İnsanlar Ana Kaynak...
Önce hapşıran hamsterlar vardı, şimdi hapşıran kediler…
Tayland’daki bir ekip, bir evcil kedinin bir kişiyi SARS-CoV-2 ile enfekte ettiğine dair ilk somut kanıtı bildirdi ve virüsü insanlara bulaştırabilecek hayvanlar listesine kedigilleri ekledi.
Araştırmacılar sonuçların ikna edici olduğunu söylüyor. Aslında salgının ölçeği, virüsün hayvan türleri arasında geçiş yapabilme yeteneği ve kedilerle insanlar arasındaki yakın temas göz önüne alındığında, bulaşmanın gerçekleşebileceğini belirlemenin bu kadar uzun sürmesine şaşırıyorlar. Fort Collins’deki Colorado Eyalet Üniversitesi‘nde bulaşıcı hastalık araştırmacısı Angela Bosco-Lauth, “Bunun iki yıldır mümkün olduğunu biliyorduk” diyor.
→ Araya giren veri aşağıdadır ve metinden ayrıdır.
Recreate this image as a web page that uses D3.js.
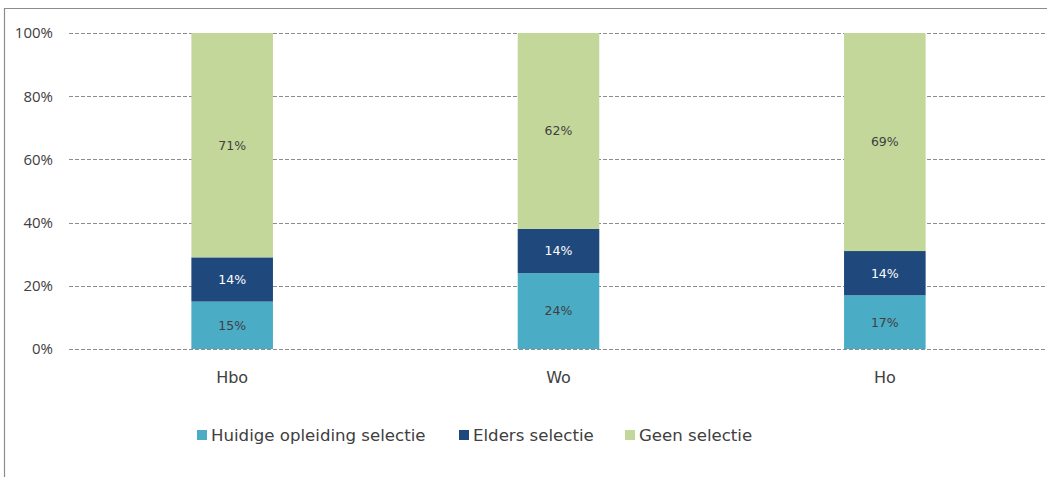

Pandeminin başlarında yapılan araştırmalar, kedilerin bulaşıcı virüs parçacıkları saçtığını ve diğer kedilere bulaşabileceğini göstermişti. Ve pandemi boyunca ülkeler düzinelerce evcil kedide SARS-CoV-2 enfeksiyonu bildirdi. Ancak kediden insana veya insandan kediye viral yayılmanın yönünü belirlemek zor. Hollanda, Rotterdam’daki Erasmus Üniversitesi Tıp Merkezi‘nden bir virolog olan Marion Koopmans, Tayland araştırmasının “ilginç bir vaka raporu ve iyi bir temas takibinin neler yapabileceğine dair harika bir örnek" olduğunu söylüyor.
Güney Tayland’daki Hat Yai’deki Prince of Songkla Üniversitesi‘nde bulaşıcı hastalık araştırmacısı ve doktoru olan ortak yazar Sarunyou Chusri, 6 Haziran’da Gelişen Bulaşıcı Hastalıklarda yayınlanan kedi bulgusunun tesadüfen ortaya çıktığını söylüyor. Ağustos ayında, SARS-CoV-2 testi pozitif çıkan bir baba ve oğul, üniversite hastanesindeki bir izolasyon koğuşuna transfer edildi. On yaşındaki kedilerinden de sürüntü alındı ve neticede test pozitif çıktı. Kedi, sürüntü alınırken maske ve eldiven takan ancak göz koruması olmayan bir veterinerin yüzüne hapşırdı.
Üç gün sonra veteriner ateş, burun çekme ve öksürük geliştirdi ve daha sonra SARS-CoV-2 için pozitif test sonucu aldı, ancak yakın temaslarından hiçbiri COVID-19 geliştirmedi, bu da kedi tarafından enfekte olduğunu düşündürdü. Genetik analiz ayrıca veterinerin kedi ve sahipleri ile aynı varyantla enfekte olduğunu ve viral genomik dizilerin aynı olduğunu doğruladı.
DÜŞÜK RİSK
Araştırmacılar, bu tür kediden insana bulaşma vakalarının muhtemelen nadir olduğunu söylüyor. Hong Kong Üniversitesi‘nden virolog Leo Poon, deneysel çalışmaların enfekte kedilerin çok fazla virüs yaymadığını ve sadece birkaç gün boyunca saçtığını gösterdiğini söylüyor.
Yine de Chusri, enfekte olduğundan şüphelenilen kedilerle ilgilenirken ekstra önlem almaya değer olduğunu söylüyor. İnsanlar “kedilerini terk etmemeli, onlara daha fazla özen göstermeli” diyor.
İnsanları enfekte ettiğinden şüphelenilen diğer hayvanlar arasında Avrupa ve Kuzey Amerika’daki çiftlik vizonları, Hong Kong’daki evcil hamsterlar ve Kanada’daki vahşi, beyaz kuyruklu geyikler yer alıyor. Poon, kedileri listeye eklemek “bu virüsün zoonotik potansiyeli hakkındaki anlayışımızı da genişletiyor" diyor.
Ancak araştırmacılar, bunların hepsinin nadir görülen olaylar olduğunu ve hayvanların virüsün yayılmasında henüz önemli bir rol oynamadığını söylüyor. Bosco-Lauth, “İnsanlar açıkça virüsün ana kaynağıdır“ diyor.